How Does Sexual Harassment Affect Rape Survivors?
Wednesday, October 25 2017 Elizabeth Brico
The #MeToo hashtag campaign exposed sexual violence (including sexual harassment and rape) as a significant event in the lives of most women. One of the most common forms of this violence is sexual harassment. A few examples of sexual harassment are catcalling, suggestive comments at school or work, and unwanted sexual advances. Many women have experienced at least one instance of everyday sexual harassment, and one in five has experienced a major act of sexual violence, like rape.
Many of the women experiencing sexual violence will also develop posttraumatic stress disorder. This means that female survivors of rape and other major acts of sexual violence are forced to experience comparatively milder forms of sexual violence before and after the major trauma. Can the prevalence of PTSD among female sexual assault survivors be related to the commonality of sexual harassment?
Sexual Harassment Affected Me, a Rape Survivor
Acts of Sexual Harassment Affected Me Before and After the Rape
The first time I experienced sexual violence was not at the hands of the man who raped me. It was at the hands of a stranger. On my way home from elementary school, I stood with my mom while we waited to cross the street. I was singing a show-tune from my favorite Broadway musical. A stranger grabbed my butt, then dashed away. I was eight years old.
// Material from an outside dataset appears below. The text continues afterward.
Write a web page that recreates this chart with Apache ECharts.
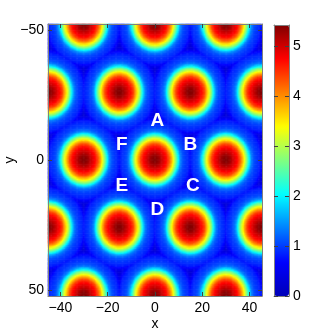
<!DOCTYPE html>
<html>
<head>
<meta charset="utf-8">
<script src="https://cdn.jsdelivr.net/npm/echarts@6/dist/echarts.min.js"></script>
<style>
html, body { margin: 0; padding: 0; background: #fff; }
#main { width: 332px; height: 333px; }
</style>
</head>
<body>
<div id="main"></div>
<script>
// peak centres of the lattice (data units)
var peakX = [-60, -30, 0, 30, 60, -45, -15, 15, 45, -60, -30, 0, 30, 60, -45, -15, 15, 45, -60, -30, 0, 30, 60];
var peakY = [-52, -52, -52, -52, -52, -26, -26, -26, -26, 0, 0, 0, 0, 0, 26, 26, 26, 26, 52, 52, 52, 52, 52];
// value against distance from the nearest peak
var profileR = [0, 1, 2, 3, 4, 5, 6, 7, 8, 9, 10, 11, 12, 13, 14, 15, 16, 17, 18];
var profileV = [5.42, 5.38, 5.25, 5.05, 4.88, 4.68, 4.38, 3.88, 3.3, 2.7, 1.95, 1.35, 1.1, 0.98, 0.9, 0.8, 0.55, 0.32, 0.25];
var xTicks = [-40, -20, 0, 20, 40];
var yTicks = [-50, 0, 50];
var cbTicks = [0, 1, 2, 3, 4, 5];
var markText = ['A', 'B', 'C', 'D', 'E', 'F'];
var markX = [1, 15, 16, 1, -14, -14];
var markY = [-15, -6, 10, 19, 10, -6];

var jet = ['#0000b8', '#0000ff', '#0080ff', '#00ffff', '#80ff80', '#ffff00', '#ff8000', '#ff0000', '#800000'];
var font = 'Liberation Sans, Arial, Helvetica, sans-serif';

// sample grid, half a unit apart
var xCells = [], yCells = [];
for (var i = -90; i <= 90; i++) xCells.push(i / 2);
for (var j = -104; j <= 104; j++) yCells.push(j / 2);

function fieldAt(x, y) {
    var d = Infinity;
    for (var k = 0; k < peakX.length; k++) {
        var dx = x - peakX[k], dy = y - peakY[k];
        d = Math.min(d, Math.sqrt(dx * dx + dy * dy));
    }
    var n = profileR.length - 1;
    if (d >= profileR[n]) return profileV[n];
    var a = Math.floor(d);
    return profileV[a] + (profileV[a + 1] - profileV[a]) * (d - profileR[a]);
}

var cells = [];
for (var xi = 0; xi < xCells.length; xi++) {
    for (var yi = 0; yi < yCells.length; yi++) {
        cells.push([xi, yi, fieldAt(xCells[xi], yCells[yi])]);
    }
}
var marks = markText.map(function (t, k) { return [markX[k], markY[k], t]; });

function minus(v) { return String(v).replace('-', '\u2212'); }

var frame = { show: true, onZero: false, lineStyle: { color: '#808080', width: 1 } };
var ticksIn = function (vals) {
    return { show: true, inside: true, length: 4, customValues: vals, lineStyle: { color: '#404040' } };
};
var lbl = function (vals, margin) {
    return { customValues: vals, formatter: minus, fontSize: 14, color: '#000', fontFamily: font, margin: margin };
};

var mychart = echarts.init(document.getElementById('main'));
var option = {
    animation: false,
    backgroundColor: '#fff',
    grid: [
        { left: 48, top: 24, width: 214, height: 272, outerBoundsMode: 'none', containLabel: false },
        { left: 274, top: 25, width: 15, height: 271, outerBoundsMode: 'none', containLabel: false }
    ],
    xAxis: [
        { type: 'category', gridIndex: 0, data: xCells, show: false },
        {
            type: 'value', gridIndex: 0, min: -45.25, max: 45.25, position: 'bottom', z: 10,
            axisLine: frame, axisTick: ticksIn(xTicks), axisLabel: lbl(xTicks, 5), splitLine: { show: false },
            name: 'x', nameLocation: 'middle', nameGap: 21, nameMoveOverlap: false,
            nameTextStyle: { fontSize: 14, color: '#000', fontFamily: font }
        },
        {
            type: 'value', gridIndex: 0, min: -45.25, max: 45.25, position: 'top', z: 10,
            axisLine: frame, axisTick: ticksIn(xTicks), axisLabel: { show: false }, splitLine: { show: false }
        },
        { type: 'value', gridIndex: 1, min: 0, max: 1, position: 'bottom', z: 10, axisLine: frame,
          axisTick: { show: false }, axisLabel: { show: false }, splitLine: { show: false } },
        { type: 'value', gridIndex: 1, min: 0, max: 1, position: 'top', z: 10, axisLine: frame,
          axisTick: { show: false }, axisLabel: { show: false }, splitLine: { show: false } }
    ],
    yAxis: [
        { type: 'category', gridIndex: 0, data: yCells, inverse: true, show: false },
        {
            type: 'value', gridIndex: 0, min: -52.25, max: 52.25, inverse: true, position: 'left', z: 10,
            axisLine: frame, axisTick: ticksIn(yTicks), axisLabel: lbl(yTicks, 4), splitLine: { show: false },
            name: 'y', nameLocation: 'middle', nameGap: 31, nameMoveOverlap: false,
            nameTextStyle: { fontSize: 14, color: '#000', fontFamily: font }
        },
        {
            type: 'value', gridIndex: 0, min: -52.25, max: 52.25, inverse: true, position: 'right', z: 10,
            axisLine: frame, axisTick: ticksIn(yTicks), axisLabel: { show: false }, splitLine: { show: false }
        },
        {
            type: 'value', gridIndex: 1, min: 0, max: 5.42, position: 'right', z: 10,
            axisLine: frame, axisTick: ticksIn(cbTicks), axisLabel: lbl(cbTicks, 4), splitLine: { show: false }
        },
        {
            type: 'value', gridIndex: 1, min: 0, max: 5.42, position: 'left', z: 10,
            axisLine: frame, axisTick: ticksIn(cbTicks), axisLabel: { show: false }, splitLine: { show: false }
        }
    ],
    visualMap: {
        type: 'continuous', min: 0, max: 5.42, seriesIndex: 0, calculable: false,
        left: 274, top: 25, itemWidth: 15, itemHeight: 271, padding: 0,
        inRange: { color: jet }
    },
    series: [
        {
            type: 'heatmap', xAxisIndex: 0, yAxisIndex: 0, data: cells,
            progressive: 0, emphasis: { disabled: true },
            itemStyle: { borderWidth: 0 }
        },
        {
            type: 'scatter', xAxisIndex: 1, yAxisIndex: 1, data: marks,
            symbolSize: 0, silent: true, z: 20,
            itemStyle: { opacity: 1 },
            label: {
                show: true, position: 'inside', formatter: function (p) { return p.data[2]; },
                color: '#fff', opacity: 1, fontSize: 19, fontWeight: 'bold', fontFamily: font,
                textBorderWidth: 0, textBorderColor: 'transparent'
            }
        }
    ]
};
mychart.setOption(option);
</script>
</body>
</html>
That was just the first time my body became an unwilling vessel for someone else's pleasure. Between that first event at age eight and the first time I was raped by my abusive boyfriend as a teenager, I experienced a number of other incidents. Everything from stalking, to groping, to street harassment. A man followed me across two public buses into my high school. Boys who were my friends took turns grabbing my butt without asking. Numerous men catcalled me or solicited me for sex, even though I was clearly underage. Various boys and men criticized the shape and size of my body.
It Felt Like Rape Was a Natural Progression of Sexual Harassment
The traumatic sexual violence I experienced was preceded by a number of smaller abuses. The instances of harassment, groping, and appraisal chipped away at my self-esteem, making me feel like a cheap piece of property. By the time my abuser raped me at knife-point, I had experienced such a legacy of sexual violence that the rape felt like the natural culmination of everything that had come before (3 Ways Rape Culture Impacts Rape Survivors’ Mental Health).
After my abusive relationship, men have continued to comment on my body and occasionally touch it without my permission. I'm finally learning to speak up for myself and fight back, but for years I allowed workplace harassment, street harassment, and intimate partner cruelty to continue unspoken. The smaller acts of sexual violence opened the door for larger acts, and the larger acts made the smaller ones seem unimportant in comparison. I have been trapped in a cycle of sexual violence almost as long as I have been alive.
For Rape Survivors, Sexual Harassment Probably Makes PTSD Worse
The National Institute of Mental Health says that added stress after a traumatic event leaves a trauma survivor more vulnerable to developing PTSD.1 So, when a stranger brushes a woman's breast after she has been raped, that's added stress. Likewise any form of sexual harassment counts as an added stressor for someone who has recently experienced rape or sexual assault. This means that everyday sexual harassment increases the risk that a survivor of sexual assault will develop posttraumatic stress disorder.
Statistics only strengthen this theory. According to the National Sexual Violence Resource Center, 81% of female sexual assault survivors report PTSD symptoms.2 That is in contrast to just 35% of men reporting the same. Of course, there are a number of variables possibly affecting this statistic, but as Naomi Breslau and David F. Tonlin write in their report Sex Differences In Risk Of PTSD, published by the National Center for PTSD, the sexual-social female experience cannot be discounted as a factor in the higher rate of PTSD in women:
...the cumulative effects of repeated traumatization must be taken into account. It might be argued that women are more likely than men to experience multiple traumas across the lifespan, which may increase their risk of developing PTSD. 3
We Can Help Women Feel Safer in Public Spaces
It's possible to help make public spaces feel safer for women who have survived sexual trauma. The experiences of male sexual assault survivors are important too. Anyone who has been assaulted deserves compassion, support, and healing regardless of gender. But that does not mean we can ignore the fact that women who are raped face extra barriers to recovery.
Everyday sexual harassment is real, and it is insidious. In this video, I discuss how the female experience of public spaces differs from the male experience, and how men can do their part to help women feel safer in shared spaces.
1 Post-Traumatic Stress Disorder. (n.d.). Retrieved October 25, 2017, from National Institute of Mental Health.
2 Statistics about sexual violence. (n.d.) Retrieved October 25, 2017, from the National Sexual Violence Resource Center.
3 Tolin, D. F., PhD, & Breslau, N., PhD. (2007). Sex Differences In Risk Of PTSD. Retrieved October 25, 2017, from The National Center for Posttraumatic Stress Disorder.
PTSD Research Quarterly, Vol. 18 No. 2.